**DESCRIPTION OF THE TASK**:
Take each line that has the word "chart" and return it.

**STORED DATA**:
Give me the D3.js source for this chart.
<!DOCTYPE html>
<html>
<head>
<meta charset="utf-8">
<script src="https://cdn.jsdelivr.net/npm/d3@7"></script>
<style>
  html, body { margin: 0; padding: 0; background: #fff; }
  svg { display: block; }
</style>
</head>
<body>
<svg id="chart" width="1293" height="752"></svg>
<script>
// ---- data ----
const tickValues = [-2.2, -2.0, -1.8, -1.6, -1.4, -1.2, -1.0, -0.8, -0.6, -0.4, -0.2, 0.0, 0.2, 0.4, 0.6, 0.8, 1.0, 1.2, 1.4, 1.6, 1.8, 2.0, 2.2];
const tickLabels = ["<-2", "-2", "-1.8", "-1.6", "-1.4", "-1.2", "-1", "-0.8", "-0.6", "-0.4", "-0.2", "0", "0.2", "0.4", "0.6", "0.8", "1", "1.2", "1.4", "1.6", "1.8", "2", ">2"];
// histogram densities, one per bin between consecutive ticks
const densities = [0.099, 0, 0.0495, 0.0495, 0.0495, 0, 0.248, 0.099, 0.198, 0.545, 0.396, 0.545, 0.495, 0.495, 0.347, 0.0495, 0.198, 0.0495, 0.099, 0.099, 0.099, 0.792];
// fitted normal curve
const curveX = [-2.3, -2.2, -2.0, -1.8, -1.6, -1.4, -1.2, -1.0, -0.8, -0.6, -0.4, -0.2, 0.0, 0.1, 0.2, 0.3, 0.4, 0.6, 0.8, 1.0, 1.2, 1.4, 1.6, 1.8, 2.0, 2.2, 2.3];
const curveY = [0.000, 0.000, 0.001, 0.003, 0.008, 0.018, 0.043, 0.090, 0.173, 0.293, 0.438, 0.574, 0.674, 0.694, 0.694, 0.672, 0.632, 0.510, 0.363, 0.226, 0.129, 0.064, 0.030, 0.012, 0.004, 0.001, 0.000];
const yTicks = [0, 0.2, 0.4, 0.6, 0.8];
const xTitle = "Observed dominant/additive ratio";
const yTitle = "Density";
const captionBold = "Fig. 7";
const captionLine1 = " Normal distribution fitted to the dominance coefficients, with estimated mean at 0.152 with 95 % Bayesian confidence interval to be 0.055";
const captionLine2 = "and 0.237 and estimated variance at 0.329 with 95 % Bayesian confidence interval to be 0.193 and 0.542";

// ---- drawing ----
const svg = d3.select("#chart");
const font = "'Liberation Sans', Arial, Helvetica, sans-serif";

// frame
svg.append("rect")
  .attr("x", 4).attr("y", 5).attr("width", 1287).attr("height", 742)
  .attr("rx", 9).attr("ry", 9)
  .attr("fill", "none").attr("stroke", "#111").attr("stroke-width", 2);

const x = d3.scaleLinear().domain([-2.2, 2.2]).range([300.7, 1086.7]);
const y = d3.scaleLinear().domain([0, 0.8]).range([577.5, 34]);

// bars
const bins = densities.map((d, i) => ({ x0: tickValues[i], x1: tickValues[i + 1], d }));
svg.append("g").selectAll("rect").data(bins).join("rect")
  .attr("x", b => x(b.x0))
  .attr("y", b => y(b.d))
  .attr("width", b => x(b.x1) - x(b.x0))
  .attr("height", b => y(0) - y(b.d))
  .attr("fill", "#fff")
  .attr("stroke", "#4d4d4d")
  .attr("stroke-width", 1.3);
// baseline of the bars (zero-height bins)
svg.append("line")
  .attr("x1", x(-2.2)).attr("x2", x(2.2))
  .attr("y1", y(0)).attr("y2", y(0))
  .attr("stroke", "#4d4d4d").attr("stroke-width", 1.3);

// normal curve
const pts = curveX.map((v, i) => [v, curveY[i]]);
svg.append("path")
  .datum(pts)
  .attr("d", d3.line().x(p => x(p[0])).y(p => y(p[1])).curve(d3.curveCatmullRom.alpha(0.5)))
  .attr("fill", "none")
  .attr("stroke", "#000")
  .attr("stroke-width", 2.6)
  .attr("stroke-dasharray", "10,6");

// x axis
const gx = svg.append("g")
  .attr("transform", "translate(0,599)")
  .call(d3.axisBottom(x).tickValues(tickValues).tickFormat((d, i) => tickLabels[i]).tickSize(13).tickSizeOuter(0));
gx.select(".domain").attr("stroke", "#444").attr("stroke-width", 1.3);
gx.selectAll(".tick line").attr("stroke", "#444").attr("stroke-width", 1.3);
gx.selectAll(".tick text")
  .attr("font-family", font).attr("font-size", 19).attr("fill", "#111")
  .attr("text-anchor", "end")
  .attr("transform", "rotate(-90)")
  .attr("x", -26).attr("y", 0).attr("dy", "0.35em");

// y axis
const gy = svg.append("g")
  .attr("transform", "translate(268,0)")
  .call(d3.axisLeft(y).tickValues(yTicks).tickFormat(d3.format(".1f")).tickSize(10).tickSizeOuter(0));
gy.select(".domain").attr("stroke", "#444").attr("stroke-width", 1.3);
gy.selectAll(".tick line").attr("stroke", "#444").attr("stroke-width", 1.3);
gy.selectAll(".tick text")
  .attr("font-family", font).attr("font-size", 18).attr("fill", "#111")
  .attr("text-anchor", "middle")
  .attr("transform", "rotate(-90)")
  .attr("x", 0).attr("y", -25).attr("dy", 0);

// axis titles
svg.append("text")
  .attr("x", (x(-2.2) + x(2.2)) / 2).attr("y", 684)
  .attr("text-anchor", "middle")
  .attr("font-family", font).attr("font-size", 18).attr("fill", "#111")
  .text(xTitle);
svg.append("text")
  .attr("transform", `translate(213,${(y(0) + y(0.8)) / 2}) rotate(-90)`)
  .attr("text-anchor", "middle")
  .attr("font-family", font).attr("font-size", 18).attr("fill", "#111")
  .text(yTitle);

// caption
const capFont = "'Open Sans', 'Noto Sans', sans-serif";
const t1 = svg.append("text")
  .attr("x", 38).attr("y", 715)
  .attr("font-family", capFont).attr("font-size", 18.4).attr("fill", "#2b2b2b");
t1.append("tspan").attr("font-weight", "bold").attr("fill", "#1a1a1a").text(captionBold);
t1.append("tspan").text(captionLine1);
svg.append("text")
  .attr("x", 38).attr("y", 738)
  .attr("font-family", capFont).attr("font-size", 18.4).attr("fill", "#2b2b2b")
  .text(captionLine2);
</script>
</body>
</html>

**SOLUTION TO THIS TASK**:
Give me the D3.js source for this chart.
<svg id="chart" width="1293" height="752"></svg>
const svg = d3.select("#chart");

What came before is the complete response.